___ Supplied material

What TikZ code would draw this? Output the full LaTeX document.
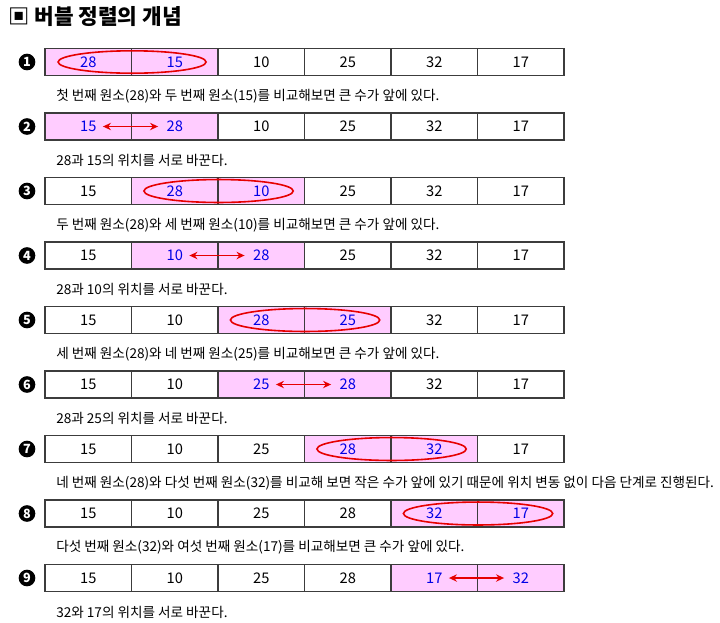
\documentclass[tikz,border=0pt]{standalone}
\usepackage{fontspec}
\setmainfont{Noto Sans CJK KR}
\usetikzlibrary{arrows.meta}
\definecolor{hlpink}{RGB}{255,204,255}
\definecolor{hlblue}{RGB}{0,0,230}
\definecolor{selred}{RGB}{230,0,0}
\definecolor{cellline}{RGB}{60,60,60}
\tikzset{
  cell/.style={draw=cellline, line width=0.9pt, minimum width=64.875pt, minimum height=20.25pt,
    inner sep=0pt, font=\fontsize{11pt}{12pt}\selectfont, text=black},
  hlcell/.style={cell, fill=hlpink, text=hlblue},
  numc/.style={circle, fill=black, text=white, inner sep=0pt, minimum size=12.5pt,
    font=\bfseries\fontsize{9.5pt}{10pt}\selectfont},
  desc/.style={anchor=west, inner sep=0pt, font=\fontsize{10.2pt}{12pt}\selectfont},
  sel/.style={draw=selred, line width=1.2pt},
  swaparrow/.style={draw=selred, line width=1.3pt, {Stealth[length=6pt,width=5.5pt]}-{Stealth[length=6pt,width=5.5pt]},
    shorten <=11pt, shorten >=12.5pt},
}
\newcommand\bubblerow[4]{%
  \pgfmathsetmacro\ry{62+64.5*(#1-1)}
  \node[numc] (n#1) at (27,\ry) {#1};
  \foreach \v [count=\j] in {#2}{
    \pgfmathtruncatemacro\hl{or(\j==#3,\j==#3+1)}
    \ifnum\hl=1 \def\st{hlcell}\else\def\st{cell}\fi
    \node[\st] (r#1c\j) at ({45+86.5*(\j-0.5)},\ry) {\v};
  }
  \node[desc] (t#1) at (56,\ry+34) {#4};
}
\begin{document}
\begin{tikzpicture}[x=0.75pt,y=-0.75pt]
\useasboundingbox (0,0) rectangle (720,622);
\node[anchor=west, inner sep=0pt, font=\bfseries\fontsize{16pt}{18pt}\selectfont] (title) at (8,17) {▣ 버블 정렬의 개념};

\bubblerow{1}{28,15,10,25,32,17}{1}{첫 번째 원소(28)와 두 번째 원소(15)를 비교해보면 큰 수가 앞에 있다.}
\bubblerow{2}{15,28,10,25,32,17}{1}{28과 15의 위치를 서로 바꾼다.}
\bubblerow{3}{15,28,10,25,32,17}{2}{두 번째 원소(28)와 세 번째 원소(10)를 비교해보면 큰 수가 앞에 있다.}
\bubblerow{4}{15,10,28,25,32,17}{2}{28과 10의 위치를 서로 바꾼다.}
\bubblerow{5}{15,10,28,25,32,17}{3}{세 번째 원소(28)와 네 번째 원소(25)를 비교해보면 큰 수가 앞에 있다.}
\bubblerow{6}{15,10,25,28,32,17}{3}{28과 25의 위치를 서로 바꾼다.}
\bubblerow{7}{15,10,25,28,32,17}{4}{네 번째 원소(28)와 다섯 번째 원소(32)를 비교해 보면 작은 수가 앞에 있기 때문에 위치 변동 없이 다음 단계로 진행된다.}
\bubblerow{8}{15,10,25,28,32,17}{5}{다섯 번째 원소(32)와 여섯 번째 원소(17)를 비교해보면 큰 수가 앞에 있다.}
\bubblerow{9}{15,10,25,28,17,32}{5}{32와 17의 위치를 서로 바꾼다.}

\draw[sel] (r1c1.east) ellipse [x radius=55.5pt, y radius=8.4pt];
\draw[sel] (r3c2.east) ellipse [x radius=56pt, y radius=8.6pt];
\draw[sel] (r5c3.east) ellipse [x radius=56pt, y radius=8.6pt];
\draw[sel] (r7c4.east) ellipse [x radius=56pt, y radius=8.6pt];
\draw[sel] (r8c5.east) ellipse [x radius=56pt, y radius=8.6pt];

\draw[swaparrow] (r2c1.center) -- (r2c2.center);
\draw[swaparrow] (r4c2.center) -- (r4c3.center);
\draw[swaparrow] (r6c3.center) -- (r6c4.center);
\draw[swaparrow] (r9c5.center) -- (r9c6.center);
\end{tikzpicture}
\end{document}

______

Leave the pictures out and copy the rest of the data exactly.

◆ The response:
What TikZ code would draw this? Output the full LaTeX document.
\documentclass[tikz,border=0pt]{standalone}
\usepackage{fontspec}
\setmainfont{Noto Sans CJK KR}
\usetikzlibrary{arrows.meta}
\definecolor{hlpink}{RGB}{255,204,255}
\definecolor{hlblue}{RGB}{0,0,230}
\definecolor{selred}{RGB}{230,0,0}
\definecolor{cellline}{RGB}{60,60,60}
\tikzset{
  cell/.style={draw=cellline, line width=0.9pt, minimum width=64.875pt, minimum height=20.25pt,
    inner sep=0pt, font=\fontsize{11pt}{12pt}\selectfont, text=black},
  hlcell/.style={cell, fill=hlpink, text=hlblue},
  numc/.style={circle, fill=black, text=white, inner sep=0pt, minimum size=12.5pt,
    font=\bfseries\fontsize{9.5pt}{10pt}\selectfont},
  desc/.style={anchor=west, inner sep=0pt, font=\fontsize{10.2pt}{12pt}\selectfont},
  sel/.style={draw=selred, line width=1.2pt},
  swaparrow/.style={draw=selred, line width=1.3pt, {Stealth[length=6pt,width=5.5pt]}-{Stealth[length=6pt,width=5.5pt]},
    shorten <=11pt, shorten >=12.5pt},
}
\newcommand\bubblerow[4]{%
  \pgfmathsetmacro\ry{62+64.5*(#1-1)}
  \node[numc] (n#1) at (27,\ry) {#1};
  \foreach \v [count=\j] in {#2}{
    \pgfmathtruncatemacro\hl{or(\j==#3,\j==#3+1)}
    \ifnum\hl=1 \def\st{hlcell}\else\def\st{cell}\fi
    \node[\st] (r#1c\j) at ({45+86.5*(\j-0.5)},\ry) {\v};
  }
  \node[desc] (t#1) at (56,\ry+34) {#4};
}
\begin{document}
\begin{tikzpicture}[x=0.75pt,y=-0.75pt]
\useasboundingbox (0,0) rectangle (720,622);
\node[anchor=west, inner sep=0pt, font=\bfseries\fontsize{16pt}{18pt}\selectfont] (title) at (8,17) {▣ 버블 정렬의 개념};

\bubblerow{1}{28,15,10,25,32,17}{1}{첫 번째 원소(28)와 두 번째 원소(15)를 비교해보면 큰 수가 앞에 있다.}
\bubblerow{2}{15,28,10,25,32,17}{1}{28과 15의 위치를 서로 바꾼다.}
\bubblerow{3}{15,28,10,25,32,17}{2}{두 번째 원소(28)와 세 번째 원소(10)를 비교해보면 큰 수가 앞에 있다.}
\bubblerow{4}{15,10,28,25,32,17}{2}{28과 10의 위치를 서로 바꾼다.}
\bubblerow{5}{15,10,28,25,32,17}{3}{세 번째 원소(28)와 네 번째 원소(25)를 비교해보면 큰 수가 앞에 있다.}
\bubblerow{6}{15,10,25,28,32,17}{3}{28과 25의 위치를 서로 바꾼다.}
\bubblerow{7}{15,10,25,28,32,17}{4}{네 번째 원소(28)와 다섯 번째 원소(32)를 비교해 보면 작은 수가 앞에 있기 때문에 위치 변동 없이 다음 단계로 진행된다.}
\bubblerow{8}{15,10,25,28,32,17}{5}{다섯 번째 원소(32)와 여섯 번째 원소(17)를 비교해보면 큰 수가 앞에 있다.}
\bubblerow{9}{15,10,25,28,17,32}{5}{32와 17의 위치를 서로 바꾼다.}

\draw[sel] (r1c1.east) ellipse [x radius=55.5pt, y radius=8.4pt];
\draw[sel] (r3c2.east) ellipse [x radius=56pt, y radius=8.6pt];
\draw[sel] (r5c3.east) ellipse [x radius=56pt, y radius=8.6pt];
\draw[sel] (r7c4.east) ellipse [x radius=56pt, y radius=8.6pt];
\draw[sel] (r8c5.east) ellipse [x radius=56pt, y radius=8.6pt];

\draw[swaparrow] (r2c1.center) -- (r2c2.center);
\draw[swaparrow] (r4c2.center) -- (r4c3.center);
\draw[swaparrow] (r6c3.center) -- (r6c4.center);
\draw[swaparrow] (r9c5.center) -- (r9c6.center);
\end{tikzpicture}
\end{document}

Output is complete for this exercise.